Continued advances in laser technologies have enabled the development of lasers with high pulse energies and high peak powers, which are essential for scientific fields including relativistic plasma physics, astrophysics, and fusion science. However, the use of kilojoule (kJ)-class high-peak-power lasers is often limited by conventional optics made of metals or dielectrics due to their breakdown under high laser intensities. For tackling the challenge, the idea of plasma lenses has been proposed. They have three-dimensional (3D) geometries and designed density distributions, which are ablated by a laser pre-pulse to form a shaped plasma gradient.  After suitable expansion, the shaped plasma gradient creates a transparent “optic” with a defined refractive index profile, which can then modify the focal properties of kJ laser pulses. Such plasma lenses have tight requirements on materials and 3D structures, making their fabrication extremely challenging.

    Laser direct writing via two-photon polymerization (TPP) has been established as one of the most promising micro/nanofabrication techniques. We succeeded in using TPP processes to fabricate low-density plasma lenses with 3D structures in millimeter-scale sizes and submicron resolutions. Four main technical challenges have been addressed to fabricate such plasma lenses. First, low-density microstructures were designed to achieve desired plasma density distributions (i.e. refractive index profiles) upon pre-ablation and plasma expansion. A lens structure resembling a bicycle wheel was designed with the spokes comprising the low-density portion of the lens and the rim providing the mechanical support needed.
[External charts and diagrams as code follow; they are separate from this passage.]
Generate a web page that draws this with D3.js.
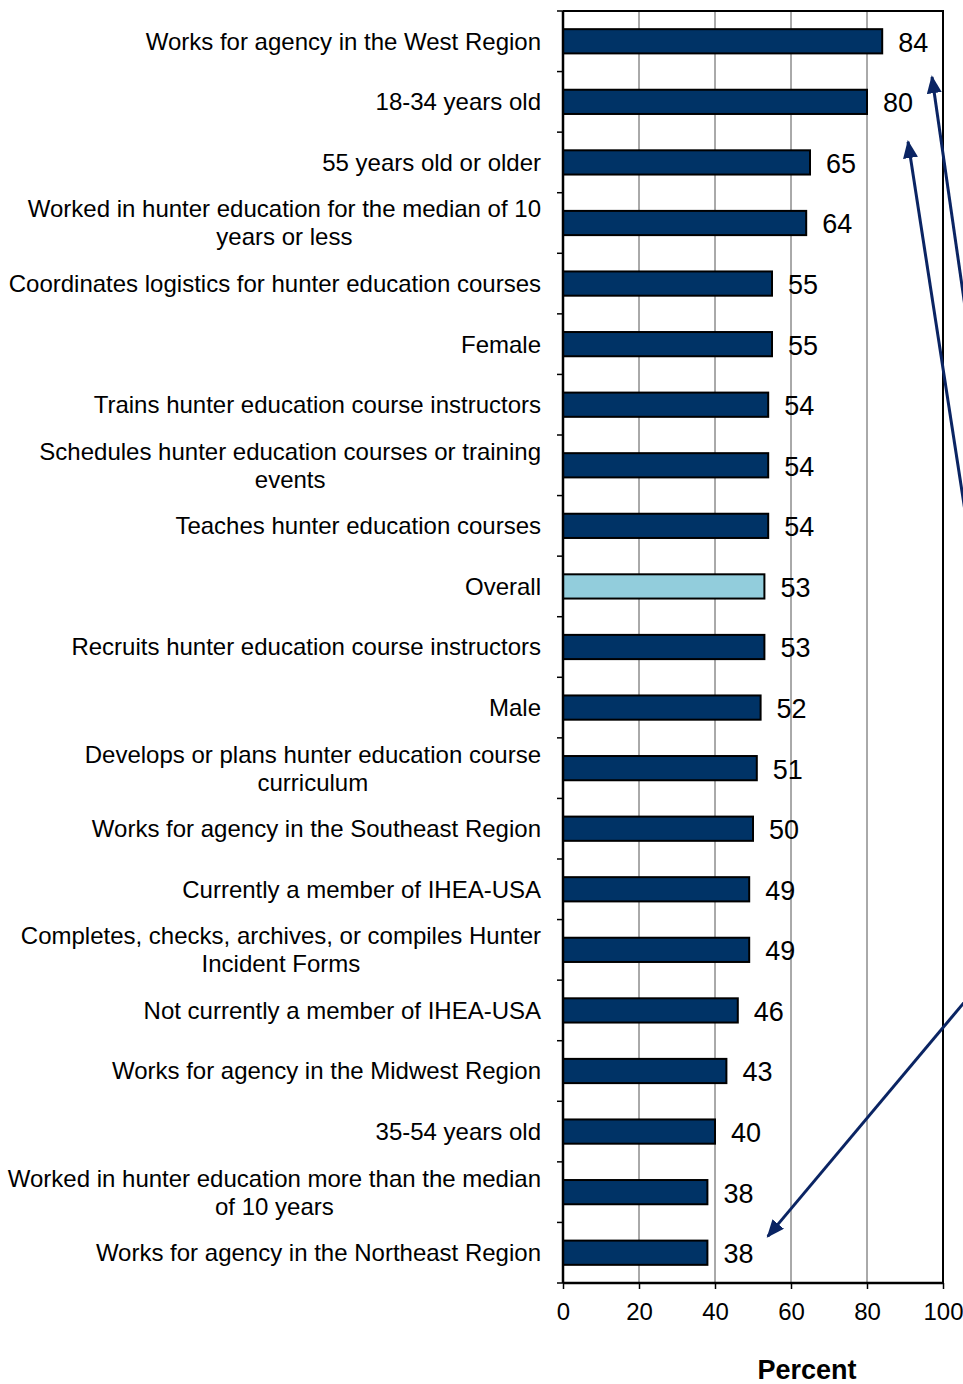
<!DOCTYPE html>
<html>
<head>
<meta charset="utf-8">
<script src="https://cdn.jsdelivr.net/npm/d3@7/dist/d3.min.js"></script>
<style>
  html, body { margin: 0; padding: 0; background: #fff; }
  svg { display: block; font-family: "Liberation Sans", Arial, sans-serif; }
</style>
</head>
<body>
<svg id="chart" width="963" height="1384"></svg>
<script>
// Category labels (multi-line labels split into lines)
const categories = [
  ["Works for agency in the West Region"],
  ["18-34 years old"],
  ["55 years old or older"],
  ["Worked in hunter education for the median of 10", "years or less"],
  ["Coordinates logistics for hunter education courses"],
  ["Female"],
  ["Trains hunter education course instructors"],
  ["Schedules hunter education courses or training", "events"],
  ["Teaches hunter education courses"],
  ["Overall"],
  ["Recruits hunter education course instructors"],
  ["Male"],
  ["Develops or plans hunter education course", "curriculum"],
  ["Works for agency in the Southeast Region"],
  ["Currently a member of IHEA-USA"],
  ["Completes, checks, archives, or compiles Hunter", "Incident Forms"],
  ["Not currently a member of IHEA-USA"],
  ["Works for agency in the Midwest Region"],
  ["35-54 years old"],
  ["Worked in hunter education more than the median", "of 10 years"],
  ["Works for agency in the Northeast Region"]
];
const values = [84, 80, 65, 64, 55, 55, 54, 54, 54, 53, 53, 52, 51, 50, 49, 49, 46, 43, 40, 38, 38];
const highlighted = ["Overall"];
const xTicks = [0, 20, 40, 60, 80, 100];
const axisTitle = "Percent";
// Annotation arrows: tip given on the value axis and in category-row units, tail as an offset
const arrowTips = [
  { x: 97.1, row: 1.09, dx: 46, dy: 320 },
  { x: 90.8, row: 2.16, dx: 71, dy: 460 },
  { x: 53.9, row: 20.23, dx: 240, dy: -286 }
];

const svg = d3.select("#chart");
const margin = { left: 563, top: 11 };
const plotR = 943, plotB = 1283;

const x = d3.scaleLinear().domain([0, 100]).range([margin.left, plotR]);
const idx = d3.range(categories.length);
const y = d3.scaleBand().domain(idx).range([margin.top, plotB]).paddingInner(0.6).paddingOuter(0.3);
const yb = d3.scaleBand().domain(idx).range([margin.top, plotB]);

const navy = "#003366";
const light = "#92CDDC";

// vertical gridlines
svg.append("g").selectAll("line").data(xTicks.filter(t => t > 0 && t < 100)).join("line")
  .attr("x1", d => x(d)).attr("x2", d => x(d))
  .attr("y1", margin.top).attr("y2", plotB)
  .attr("stroke", "#555").attr("stroke-width", 1);

// bars
svg.append("g").selectAll("rect").data(idx).join("rect")
  .attr("x", x(0))
  .attr("y", i => y(i))
  .attr("width", i => x(values[i]) - x(0))
  .attr("height", y.bandwidth())
  .attr("fill", i => highlighted.includes(categories[i][0]) ? light : navy)
  .attr("stroke", "#000").attr("stroke-width", 2);

// frame: top and right borders
svg.append("path")
  .attr("d", `M${margin.left},${margin.top}H${plotR}V${plotB}`)
  .attr("fill", "none").attr("stroke", "#000").attr("stroke-width", 2);

// category axis (left) with ticks at band boundaries
const catAxis = svg.append("g");
catAxis.append("line").attr("x1", margin.left).attr("x2", margin.left)
  .attr("y1", margin.top).attr("y2", plotB).attr("stroke", "#000").attr("stroke-width", 2.5);
catAxis.selectAll("line.tk").data(d3.range(categories.length + 1)).join("line")
  .attr("class", "tk")
  .attr("x1", margin.left - 6).attr("x2", margin.left)
  .attr("y1", i => margin.top + i * yb.step()).attr("y2", i => margin.top + i * yb.step())
  .attr("stroke", "#000").attr("stroke-width", 1.5);

// category labels: first line right-aligned, wrapped lines centered under it
const labelG = svg.append("g").attr("font-size", 24).attr("fill", "#000");
idx.forEach(i => {
  const lines = categories[i];
  const cy = yb(i) + yb.bandwidth() / 2;
  const lh = 28;
  const top = cy - (lines.length - 1) * lh / 2;
  const first = labelG.append("text")
    .attr("x", 541).attr("y", top).attr("dy", "0.35em")
    .attr("text-anchor", "end").text(lines[0]);
  if (lines.length > 1) {
    const w = first.node().getComputedTextLength();
    const cx = 541 - w / 2;
    lines.slice(1).forEach((ln, k) => {
      labelG.append("text").attr("x", cx).attr("y", top + (k + 1) * lh).attr("dy", "0.35em")
        .attr("text-anchor", "middle").text(ln);
    });
  }
});

// value labels
svg.append("g").attr("font-size", 27).selectAll("text").data(idx).join("text")
  .attr("x", i => x(values[i]) + 16)
  .attr("y", i => y(i) + y.bandwidth() / 2 + 1)
  .attr("dy", "0.35em")
  .text(i => values[i]);

// value axis (bottom)
const xAxis = svg.append("g").attr("transform", `translate(0,${plotB})`)
  .call(d3.axisBottom(x).tickValues(xTicks).tickSize(6).tickSizeOuter(0).tickPadding(14));
xAxis.select(".domain").attr("stroke", "#000").attr("stroke-width", 2.5)
  .attr("d", `M${margin.left},0H${plotR}`);
xAxis.selectAll(".tick line").attr("stroke", "#000").attr("stroke-width", 1.5);
xAxis.selectAll(".tick text").attr("font-size", 24).attr("font-family", "Liberation Sans, Arial, sans-serif").attr("fill", "#000");

svg.append("text").attr("x", 807).attr("y", 1379)
  .attr("text-anchor", "middle").attr("font-size", 27).attr("font-weight", "bold")
  .text(axisTitle);

// annotation arrows
const defs = svg.append("defs");
defs.append("marker").attr("id", "head").attr("viewBox", "0 0 10 10")
  .attr("refX", 9).attr("refY", 5).attr("markerWidth", 6).attr("markerHeight", 5)
  .attr("markerUnits", "strokeWidth").attr("orient", "auto")
  .attr("preserveAspectRatio", "none")
  .append("path").attr("d", "M0,0L10,5L0,10Z").attr("fill", "#0a2463");

svg.append("g").selectAll("line").data(arrowTips).join("line")
  .attr("x1", d => x(d.x) + d.dx)
  .attr("y1", d => margin.top + d.row * yb.step() + d.dy)
  .attr("x2", d => x(d.x))
  .attr("y2", d => margin.top + d.row * yb.step())
  .attr("stroke", "#0a2463").attr("stroke-width", 3)
  .attr("marker-end", "url(#head)");
</script>
</body>
</html>
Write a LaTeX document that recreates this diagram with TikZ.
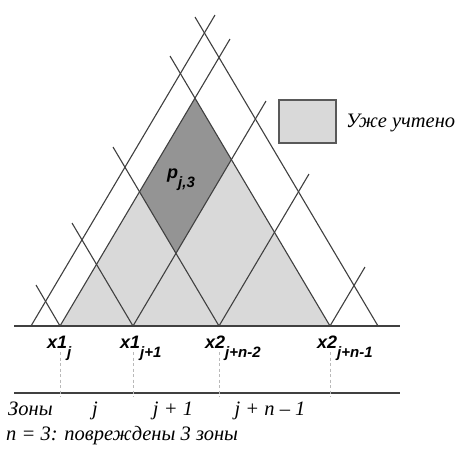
\documentclass[tikz,border=0pt]{standalone}
\usepackage{fontspec}
\setmainfont{Liberation Serif}
\setsansfont{Liberation Sans}
\usetikzlibrary{calc}

\newcommand{\xsub}[2]{#1\raisebox{-9pt}{\fontsize{15}{15}\selectfont #2}}

\begin{document}
\begin{tikzpicture}[x=1pt, y=-1pt,
        ln/.style={draw=black!75, line width=1.1pt},
        zone/.style={draw=gray!55, line width=0.6pt, dash pattern=on 3pt off 2.5pt},
        lbl/.style={font=\sffamily\bfseries\itshape\fontsize{18}{18}\selectfont, inner sep=0pt, anchor=base west},
        txt/.style={font=\itshape\fontsize{20.5}{20.5}\selectfont, inner sep=0pt}]
    \useasboundingbox[fill=white] (0,0) rectangle (458,453);
    % points on the axis
    \coordinate (p0) at (31,326);
    \coordinate (p1) at (60,326);
    \coordinate (p2) at (133,326);
    \coordinate (p3) at (219,326);
    \coordinate (p4) at (330,326);
    \coordinate (p5) at (378,326);
    % ends of the rising lines
    \coordinate (u0) at (215,15);
    \coordinate (u1) at (230,39);
    \coordinate (u2) at (266,101);
    \coordinate (u3) at (309,174);
    \coordinate (u4) at (365,267);
    % ends of the falling lines
    \coordinate (v1) at (36,285);
    \coordinate (v2) at (72,223);
    \coordinate (v3) at (113,147);
    \coordinate (v4) at (170,56);
    \coordinate (v5) at (195,17);
    % shaded areas
    \coordinate (top) at (intersection of p1--u1 and p4--v4);
    \fill[gray!30] (p1) -- (top) -- (p4) -- cycle;
    \fill[black!42] (intersection of p1--u1 and p3--v3) -- (top)
        -- (intersection of p2--u2 and p4--v4) -- (intersection of p2--u2 and p3--v3) -- cycle;
    \foreach \a/\b in {p0/u0, p1/u1, p2/u2, p3/u3, p4/u4, p1/v1, p2/v2, p3/v3, p4/v4, p5/v5}
        \draw[ln] (\a) -- (\b);
    % axis and zone line
    \coordinate (s0) at (14,326);
    \coordinate (s1) at (400,326);
    \coordinate (z0) at (14,393);
    \coordinate (z1) at (400,393);
    \draw[ln] (s0) -- (s1);
    \draw[ln, line width=1.7pt] (z0) -- (z1);
    \foreach \a in {p1, p2, p3, p4}
        \draw[zone] ($(\a)+(0,26)$) -- ($(\a |- z0)+(0,4)$);
    % labels
    \node[lbl] (l1) at ($(p1)+(-13,22)$) {\xsub{x1}{j}};
    \node[lbl] (l2) at ($(p2)+(-13,22)$) {\xsub{x1}{j+1}};
    \node[lbl] (l3) at ($(p3)+(-14,22)$) {\xsub{x2}{j+n-2}};
    \node[lbl] (l4) at ($(p4)+(-13,22)$) {\xsub{x2}{j+n-1}};
    \node[lbl] (pj) at (167,178) {\xsub{p}{j,3}};
    % legend
    \node[draw=black!65, line width=1.3pt, fill=gray!30, minimum width=57pt, minimum height=43pt, inner sep=0pt] (key) at (307.5,121.5) {};
    \node[txt, anchor=base west] (keytxt) at (346,127) {Уже учтено};
    % zones
    \node[txt, anchor=base west] (zn) at (8,415) {Зоны};
    \node[txt, anchor=base] (zj) at (95,415) {j};
    \node[txt, anchor=base] (zj1) at (173,415) {j + 1};
    \node[txt, anchor=base] (zjn) at (270,415) {j + n – 1};
    \node[txt, anchor=base west] (note) at (6,440) {n = 3: повреждены 3 зоны};
\end{tikzpicture}
\end{document}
The second challenge was the selection of low-atomic-number resins (mainly composed of C, H, O elements) capable of generating strong submicron spokes as well as a mechanically robust rim during TPP while keeping the resultant plasma density low. The third challenge was to determine the optimum TPP writing conditions needed to create the submicron spokes in lengths up to 500 µm with minimum deformation. The final challenge was to establish procedures to release the plasma lenses from the substrates and precisely mount them into mechanical holders for insertion into the kJ laser systems.

    The performance of the plasma lenses fabricated was tested using the OMEGA EP laser system at the Laboratory for Laser Energetics at the University of Rochester. These tests demonstrated the performance of the plasma lenses produced via TPP and the numerous potential structures and density distributions that can be rapidly created using the TPP approaches.